At some point, you enter a permanent state of overreaction. In Cowboys Nation, that permanent state of overreaction has been in place for the last 20 seasons, alleviated only by the occasional playoff appearance. Every perceived problem is magnified into a crisis.
- The offensive line: clearly in crisis. Can't get it done on third-and-short and Callahan is missed more than the Cowboys like to admit.
- The running game: clearly in crisis, since the ground game isn't anywhere near where it was last year, and let's all be mad that Murray isn't here anymore.
- The receivers: clearly in crisis. Can't get free, can't catch the ball, can't run past the sticks on third down.
- The QB position: clearly in crisis. Now we're calling for the backup of the backup who was brought in to replace the previous backup to start.
- The secondary: clearly in crisis and it's not even debatable. Plus that one guy costs way too much. And that other guy does not play like I hoped he would when we drafted him.
- The linebackers: not in crisis but clearly could be if somebody got hurt.
- The defensive line: clearly in crisis. Can't stop the run, can't rush the passer, don't like that one guy's history. Crisis, crisis, crisis.
Add coaching and the ownership to that list, and you basically have a year-round template for articles from the nattering nabobs of negativity that spot the DFW mediascape.
For the Cowboys, the key to 2016 will be about not overreacting to the 2015 season, but keeping a cool head instead. Success in the NFL depends in part on an organization's ability to ruthlessly evaluate the talent on its roster, to identify and invest in the players and positions that are key to a team's success, and to move on quickly if the talent on the roster doesn't meet the franchise's requirements,
You could make a solid argument that the 2015 Cowboys, following up on a 12-4 season, avoided the crisis trap but fell into the opposite trap, the complacency trap. And just to make sure I'm not basing this on the benefit of hindsight, here's what I wrote almost a year ago, on January 22nd, about how the Cowboys' willingness to ruthlessly assess their own talent would define 2015:
But when you just finished 12-4, you have a tendency to see everything through rose-colored glasses.

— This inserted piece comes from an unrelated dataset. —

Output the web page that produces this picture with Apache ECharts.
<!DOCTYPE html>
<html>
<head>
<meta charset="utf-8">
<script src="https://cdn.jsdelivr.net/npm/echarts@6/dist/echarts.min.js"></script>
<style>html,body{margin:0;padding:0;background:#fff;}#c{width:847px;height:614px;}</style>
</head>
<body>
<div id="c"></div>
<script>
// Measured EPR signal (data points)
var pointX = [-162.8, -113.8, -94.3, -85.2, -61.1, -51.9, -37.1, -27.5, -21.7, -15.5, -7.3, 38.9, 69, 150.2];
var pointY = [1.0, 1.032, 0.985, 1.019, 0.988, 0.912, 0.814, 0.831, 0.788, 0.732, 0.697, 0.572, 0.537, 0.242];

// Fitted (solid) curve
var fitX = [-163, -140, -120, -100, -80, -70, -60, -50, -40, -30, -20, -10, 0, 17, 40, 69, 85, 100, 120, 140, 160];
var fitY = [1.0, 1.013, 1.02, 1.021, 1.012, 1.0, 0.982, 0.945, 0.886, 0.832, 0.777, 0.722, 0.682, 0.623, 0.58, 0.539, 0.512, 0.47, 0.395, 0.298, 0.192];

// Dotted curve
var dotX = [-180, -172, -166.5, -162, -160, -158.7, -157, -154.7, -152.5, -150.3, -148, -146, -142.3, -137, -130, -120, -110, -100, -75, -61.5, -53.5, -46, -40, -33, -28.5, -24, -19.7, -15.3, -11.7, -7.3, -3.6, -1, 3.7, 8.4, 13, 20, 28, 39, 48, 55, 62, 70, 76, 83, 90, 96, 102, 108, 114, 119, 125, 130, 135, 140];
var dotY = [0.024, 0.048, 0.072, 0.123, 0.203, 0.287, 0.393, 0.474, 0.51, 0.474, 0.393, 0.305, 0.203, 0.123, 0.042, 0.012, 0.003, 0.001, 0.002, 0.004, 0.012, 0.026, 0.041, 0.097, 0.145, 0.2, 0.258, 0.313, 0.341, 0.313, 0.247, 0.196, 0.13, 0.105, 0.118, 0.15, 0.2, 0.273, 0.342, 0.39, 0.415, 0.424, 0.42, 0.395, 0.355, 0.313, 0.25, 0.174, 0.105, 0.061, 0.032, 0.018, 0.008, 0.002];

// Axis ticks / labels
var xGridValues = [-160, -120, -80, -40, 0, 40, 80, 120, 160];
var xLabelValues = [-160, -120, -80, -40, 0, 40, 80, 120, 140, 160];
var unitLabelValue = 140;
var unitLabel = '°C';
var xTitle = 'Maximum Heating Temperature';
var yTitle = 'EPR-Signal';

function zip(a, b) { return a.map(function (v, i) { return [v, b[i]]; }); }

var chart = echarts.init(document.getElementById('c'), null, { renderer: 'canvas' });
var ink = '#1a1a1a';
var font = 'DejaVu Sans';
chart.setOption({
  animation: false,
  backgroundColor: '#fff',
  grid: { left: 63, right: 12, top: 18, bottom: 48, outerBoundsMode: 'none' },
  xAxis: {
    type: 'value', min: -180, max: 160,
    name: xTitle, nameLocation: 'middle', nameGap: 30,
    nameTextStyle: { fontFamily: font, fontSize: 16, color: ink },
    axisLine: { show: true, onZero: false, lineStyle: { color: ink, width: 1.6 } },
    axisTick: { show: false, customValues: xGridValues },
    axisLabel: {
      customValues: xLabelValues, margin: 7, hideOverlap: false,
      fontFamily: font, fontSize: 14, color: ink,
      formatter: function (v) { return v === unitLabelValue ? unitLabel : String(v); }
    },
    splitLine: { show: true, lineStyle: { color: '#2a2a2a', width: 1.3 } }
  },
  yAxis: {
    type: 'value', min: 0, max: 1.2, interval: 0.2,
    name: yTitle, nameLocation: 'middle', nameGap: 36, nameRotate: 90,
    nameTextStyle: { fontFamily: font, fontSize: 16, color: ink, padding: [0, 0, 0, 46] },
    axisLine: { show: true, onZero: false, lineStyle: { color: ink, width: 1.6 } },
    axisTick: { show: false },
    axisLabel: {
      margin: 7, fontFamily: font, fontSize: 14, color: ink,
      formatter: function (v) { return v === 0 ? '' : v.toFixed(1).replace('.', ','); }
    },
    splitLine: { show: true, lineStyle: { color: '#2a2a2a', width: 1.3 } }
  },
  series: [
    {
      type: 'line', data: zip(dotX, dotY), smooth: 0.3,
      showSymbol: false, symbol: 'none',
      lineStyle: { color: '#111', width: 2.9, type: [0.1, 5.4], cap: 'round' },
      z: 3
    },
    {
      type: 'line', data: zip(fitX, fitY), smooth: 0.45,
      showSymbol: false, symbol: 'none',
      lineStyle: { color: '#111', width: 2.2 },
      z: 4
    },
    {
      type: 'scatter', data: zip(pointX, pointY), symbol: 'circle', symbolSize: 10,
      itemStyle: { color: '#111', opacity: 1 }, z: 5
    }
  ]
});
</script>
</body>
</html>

It makes you think that a defensive line that finished with 28 sacks just needs an upgrade or two and everything will fall into place. That a pass defense that allowed the fourth-highest completion rate in the league just needs its top earner to take a pay cut. That three linebackers with significant injury histories will form one of the best linebacking units next season. That you are so good you can afford to let your All Pro running back walk in free agency. Heck, you might even believe that after coaching the offensive line to three All-Pro berths, letting the offensive line coach go and keeping everybody else is a great idea.
If the 2014 Cowboys had finished 5-11 (as they did the last time they finished with less than 30 sacks), I promise you that you would not be comfortable with any of the things above.
And it's that sense of urgency that the Cowboys must attack the offseason with. Every team makes mistakes in the draft and in free agency. Not all draft picks pan out the way they were expected to. Not all free agents deliver a performance commensurate with the money you spent on them. And I would suggest that the better teams in the league are better at dispassionately identifying those mistakes, and are willing and able to correct those mistakes faster than the lesser teams do.
Just because you're 4-9 doesn't mean everything stinks. Just as not everything is all peachy when you're 12-4. The Cowboys must attack the offseason with a sense of urgency, but also with a cool head.
Just because everybody is screaming for you to draft a QB in the first round doesn't mean you have to. Just because every premier free agent running back is linked to the Cowboys doesn't mean you have to sign one of them.
But you have to have a plan for how to address the issues you've identified. And yes, that plan includes addressing the QB and RB positions among others, just maybe not in the way the Twitterverse and the screaming headlines want you to.
If you're the GM looking at the 2015 Cowboys, you're seeing a team that couldn't step up when its starting QB went down. As the GM, you need to ask yourself what you need to do to make sure the 2016 team can step up when the starting QB goes down again. Because the issues with this team go way beyond just missing your starting QB.
Part of your answer will be 'get a better backup QB' or 'draft a new franchise QB.' But if you think that's all it takes, then you're setting yourself up for a rude awakening in 2016. If the only way your system works is by having a guy play QB at elite levels, then your system is broken. And whoever you bring in, backup QB or rookie franchise QB, will eventually break too.